— start Material for this task —
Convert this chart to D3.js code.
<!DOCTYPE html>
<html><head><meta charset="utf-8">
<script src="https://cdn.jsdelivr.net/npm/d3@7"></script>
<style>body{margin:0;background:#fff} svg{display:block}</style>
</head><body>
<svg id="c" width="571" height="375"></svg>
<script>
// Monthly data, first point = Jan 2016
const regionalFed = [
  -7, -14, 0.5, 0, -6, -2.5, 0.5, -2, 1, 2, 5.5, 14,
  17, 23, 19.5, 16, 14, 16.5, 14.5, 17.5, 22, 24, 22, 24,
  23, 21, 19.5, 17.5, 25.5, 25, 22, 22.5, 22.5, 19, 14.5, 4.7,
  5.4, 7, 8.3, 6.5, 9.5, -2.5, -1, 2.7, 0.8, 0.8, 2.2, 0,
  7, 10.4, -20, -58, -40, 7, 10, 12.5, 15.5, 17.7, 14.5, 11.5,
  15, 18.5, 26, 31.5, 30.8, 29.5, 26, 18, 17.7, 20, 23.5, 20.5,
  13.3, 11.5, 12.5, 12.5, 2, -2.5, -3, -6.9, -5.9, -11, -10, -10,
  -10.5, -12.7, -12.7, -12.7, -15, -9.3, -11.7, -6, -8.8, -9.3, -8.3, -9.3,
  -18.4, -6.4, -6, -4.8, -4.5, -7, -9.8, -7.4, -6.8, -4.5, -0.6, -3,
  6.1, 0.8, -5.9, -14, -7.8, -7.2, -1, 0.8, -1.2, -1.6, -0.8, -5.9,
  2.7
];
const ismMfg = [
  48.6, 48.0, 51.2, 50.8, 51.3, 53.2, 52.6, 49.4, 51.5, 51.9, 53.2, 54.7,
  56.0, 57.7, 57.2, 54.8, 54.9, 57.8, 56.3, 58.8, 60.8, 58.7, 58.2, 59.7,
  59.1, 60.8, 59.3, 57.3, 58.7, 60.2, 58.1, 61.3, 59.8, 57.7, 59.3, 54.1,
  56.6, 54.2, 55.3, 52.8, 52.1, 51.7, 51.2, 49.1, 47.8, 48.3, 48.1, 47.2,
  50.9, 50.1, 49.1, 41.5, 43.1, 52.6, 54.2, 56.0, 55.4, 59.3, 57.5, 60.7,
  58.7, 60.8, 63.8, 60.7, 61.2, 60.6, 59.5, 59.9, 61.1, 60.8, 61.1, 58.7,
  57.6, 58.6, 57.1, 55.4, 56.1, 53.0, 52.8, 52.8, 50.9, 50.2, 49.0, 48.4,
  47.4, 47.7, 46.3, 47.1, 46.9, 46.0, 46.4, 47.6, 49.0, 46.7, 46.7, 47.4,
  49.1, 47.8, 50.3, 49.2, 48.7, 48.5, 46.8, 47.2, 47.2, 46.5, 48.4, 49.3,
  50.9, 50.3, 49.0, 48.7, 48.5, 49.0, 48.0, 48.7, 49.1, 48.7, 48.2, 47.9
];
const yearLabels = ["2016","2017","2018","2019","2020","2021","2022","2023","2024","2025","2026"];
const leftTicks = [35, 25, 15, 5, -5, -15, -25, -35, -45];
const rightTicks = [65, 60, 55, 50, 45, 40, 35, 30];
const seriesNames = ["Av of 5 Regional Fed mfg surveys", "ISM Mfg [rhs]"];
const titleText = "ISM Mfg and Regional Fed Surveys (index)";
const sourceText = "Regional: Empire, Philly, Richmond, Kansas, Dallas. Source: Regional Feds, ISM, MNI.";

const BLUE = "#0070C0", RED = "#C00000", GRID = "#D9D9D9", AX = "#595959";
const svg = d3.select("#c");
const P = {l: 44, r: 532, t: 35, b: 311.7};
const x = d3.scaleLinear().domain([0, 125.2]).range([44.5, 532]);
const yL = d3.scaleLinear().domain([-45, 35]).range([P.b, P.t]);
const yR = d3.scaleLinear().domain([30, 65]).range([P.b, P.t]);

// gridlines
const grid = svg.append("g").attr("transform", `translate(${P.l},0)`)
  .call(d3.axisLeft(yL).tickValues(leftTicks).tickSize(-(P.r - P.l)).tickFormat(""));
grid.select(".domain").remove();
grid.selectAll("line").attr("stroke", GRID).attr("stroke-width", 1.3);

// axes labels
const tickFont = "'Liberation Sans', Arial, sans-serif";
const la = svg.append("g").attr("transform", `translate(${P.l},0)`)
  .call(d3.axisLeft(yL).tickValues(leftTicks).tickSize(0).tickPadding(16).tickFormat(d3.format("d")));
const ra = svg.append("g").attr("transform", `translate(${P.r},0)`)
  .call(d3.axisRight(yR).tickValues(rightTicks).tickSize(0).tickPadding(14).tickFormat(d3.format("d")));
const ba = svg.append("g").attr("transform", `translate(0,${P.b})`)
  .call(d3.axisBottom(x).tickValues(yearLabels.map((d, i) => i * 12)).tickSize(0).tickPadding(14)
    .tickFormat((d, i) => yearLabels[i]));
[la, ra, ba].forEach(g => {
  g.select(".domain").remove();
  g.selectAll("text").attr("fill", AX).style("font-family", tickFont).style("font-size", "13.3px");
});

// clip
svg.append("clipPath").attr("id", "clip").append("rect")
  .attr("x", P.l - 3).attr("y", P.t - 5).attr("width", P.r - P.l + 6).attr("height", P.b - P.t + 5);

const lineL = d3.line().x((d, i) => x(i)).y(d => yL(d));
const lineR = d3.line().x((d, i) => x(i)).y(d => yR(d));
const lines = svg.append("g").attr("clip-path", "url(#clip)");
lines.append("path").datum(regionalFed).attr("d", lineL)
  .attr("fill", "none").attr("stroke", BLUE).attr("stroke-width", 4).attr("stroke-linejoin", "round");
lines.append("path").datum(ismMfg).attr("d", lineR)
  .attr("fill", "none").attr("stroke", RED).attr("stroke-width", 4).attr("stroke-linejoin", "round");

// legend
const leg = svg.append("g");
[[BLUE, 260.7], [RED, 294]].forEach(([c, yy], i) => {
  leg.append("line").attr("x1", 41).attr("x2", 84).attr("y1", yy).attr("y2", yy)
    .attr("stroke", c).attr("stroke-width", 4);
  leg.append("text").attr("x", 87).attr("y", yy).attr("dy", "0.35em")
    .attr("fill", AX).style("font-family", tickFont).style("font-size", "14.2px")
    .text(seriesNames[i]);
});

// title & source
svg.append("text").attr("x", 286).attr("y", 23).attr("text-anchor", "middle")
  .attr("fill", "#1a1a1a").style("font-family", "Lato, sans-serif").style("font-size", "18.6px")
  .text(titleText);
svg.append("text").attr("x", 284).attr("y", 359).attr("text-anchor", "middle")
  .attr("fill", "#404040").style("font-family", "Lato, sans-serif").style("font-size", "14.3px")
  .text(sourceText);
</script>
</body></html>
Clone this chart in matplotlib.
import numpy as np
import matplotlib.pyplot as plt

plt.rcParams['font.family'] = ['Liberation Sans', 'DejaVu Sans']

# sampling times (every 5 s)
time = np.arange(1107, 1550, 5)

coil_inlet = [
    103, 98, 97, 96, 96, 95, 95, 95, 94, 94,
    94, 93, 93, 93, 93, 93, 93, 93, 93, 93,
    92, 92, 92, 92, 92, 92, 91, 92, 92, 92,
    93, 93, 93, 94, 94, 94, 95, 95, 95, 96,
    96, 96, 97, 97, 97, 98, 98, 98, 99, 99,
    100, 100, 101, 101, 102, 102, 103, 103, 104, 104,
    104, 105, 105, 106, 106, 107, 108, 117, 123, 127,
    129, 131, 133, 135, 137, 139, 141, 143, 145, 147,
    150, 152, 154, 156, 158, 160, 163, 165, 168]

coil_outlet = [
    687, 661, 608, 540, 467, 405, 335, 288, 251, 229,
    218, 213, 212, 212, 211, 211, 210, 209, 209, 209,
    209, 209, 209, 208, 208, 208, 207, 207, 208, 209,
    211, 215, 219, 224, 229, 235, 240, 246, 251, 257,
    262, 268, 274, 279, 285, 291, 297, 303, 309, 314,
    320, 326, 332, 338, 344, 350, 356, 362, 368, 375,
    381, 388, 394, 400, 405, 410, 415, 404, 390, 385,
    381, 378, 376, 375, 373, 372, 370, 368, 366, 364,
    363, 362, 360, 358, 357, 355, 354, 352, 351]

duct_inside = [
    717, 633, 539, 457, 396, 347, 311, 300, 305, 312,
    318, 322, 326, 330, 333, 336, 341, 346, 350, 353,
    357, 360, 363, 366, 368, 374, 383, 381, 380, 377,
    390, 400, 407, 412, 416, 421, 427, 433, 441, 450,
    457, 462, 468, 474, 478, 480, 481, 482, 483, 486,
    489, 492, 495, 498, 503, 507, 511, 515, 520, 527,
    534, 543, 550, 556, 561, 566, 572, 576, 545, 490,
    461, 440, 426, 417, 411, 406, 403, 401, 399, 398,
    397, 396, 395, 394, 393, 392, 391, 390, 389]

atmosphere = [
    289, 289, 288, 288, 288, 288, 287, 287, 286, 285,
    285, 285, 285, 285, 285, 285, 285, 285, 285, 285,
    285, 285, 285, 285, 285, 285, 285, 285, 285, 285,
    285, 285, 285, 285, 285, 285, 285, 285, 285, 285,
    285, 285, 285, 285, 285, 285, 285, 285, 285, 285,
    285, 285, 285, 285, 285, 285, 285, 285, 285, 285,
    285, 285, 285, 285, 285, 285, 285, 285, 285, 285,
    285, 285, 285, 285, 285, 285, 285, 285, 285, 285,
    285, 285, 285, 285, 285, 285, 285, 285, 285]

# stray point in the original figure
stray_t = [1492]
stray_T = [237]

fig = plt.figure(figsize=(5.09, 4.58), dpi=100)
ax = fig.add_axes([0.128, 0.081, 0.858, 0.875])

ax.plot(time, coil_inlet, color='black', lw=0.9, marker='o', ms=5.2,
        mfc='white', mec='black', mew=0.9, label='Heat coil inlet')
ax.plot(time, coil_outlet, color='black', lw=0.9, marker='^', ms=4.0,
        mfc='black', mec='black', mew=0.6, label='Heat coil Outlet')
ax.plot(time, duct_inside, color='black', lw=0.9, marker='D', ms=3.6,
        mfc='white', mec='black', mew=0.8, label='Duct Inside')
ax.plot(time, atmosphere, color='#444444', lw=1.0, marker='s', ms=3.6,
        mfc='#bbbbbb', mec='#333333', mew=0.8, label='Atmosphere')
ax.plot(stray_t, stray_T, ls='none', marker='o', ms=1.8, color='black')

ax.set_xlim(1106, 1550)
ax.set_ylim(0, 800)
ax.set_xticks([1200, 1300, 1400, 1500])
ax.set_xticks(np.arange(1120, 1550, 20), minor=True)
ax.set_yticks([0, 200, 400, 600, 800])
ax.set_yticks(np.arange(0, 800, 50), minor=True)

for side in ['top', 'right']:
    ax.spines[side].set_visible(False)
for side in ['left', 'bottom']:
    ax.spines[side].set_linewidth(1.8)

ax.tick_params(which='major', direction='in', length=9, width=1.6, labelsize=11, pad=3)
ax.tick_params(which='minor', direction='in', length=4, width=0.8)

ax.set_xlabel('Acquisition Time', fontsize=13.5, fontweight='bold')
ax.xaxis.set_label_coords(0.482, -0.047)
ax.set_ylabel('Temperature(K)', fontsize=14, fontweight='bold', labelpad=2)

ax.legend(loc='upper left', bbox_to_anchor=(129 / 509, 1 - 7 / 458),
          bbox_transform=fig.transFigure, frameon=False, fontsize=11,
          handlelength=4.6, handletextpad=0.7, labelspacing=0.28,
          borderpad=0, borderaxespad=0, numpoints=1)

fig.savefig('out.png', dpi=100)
— end Material for this task —
== Work required ==
Exactly as written, quote the lines from the one that has "Clone this chart in matplotlib." down to the one that has "time = np.arange(1107, 1550, 5)", and include both.

== The reply ==
Clone this chart in matplotlib.
import numpy as np
import matplotlib.pyplot as plt

plt.rcParams['font.family'] = ['Liberation Sans', 'DejaVu Sans']

# sampling times (every 5 s)
time = np.arange(1107, 1550, 5)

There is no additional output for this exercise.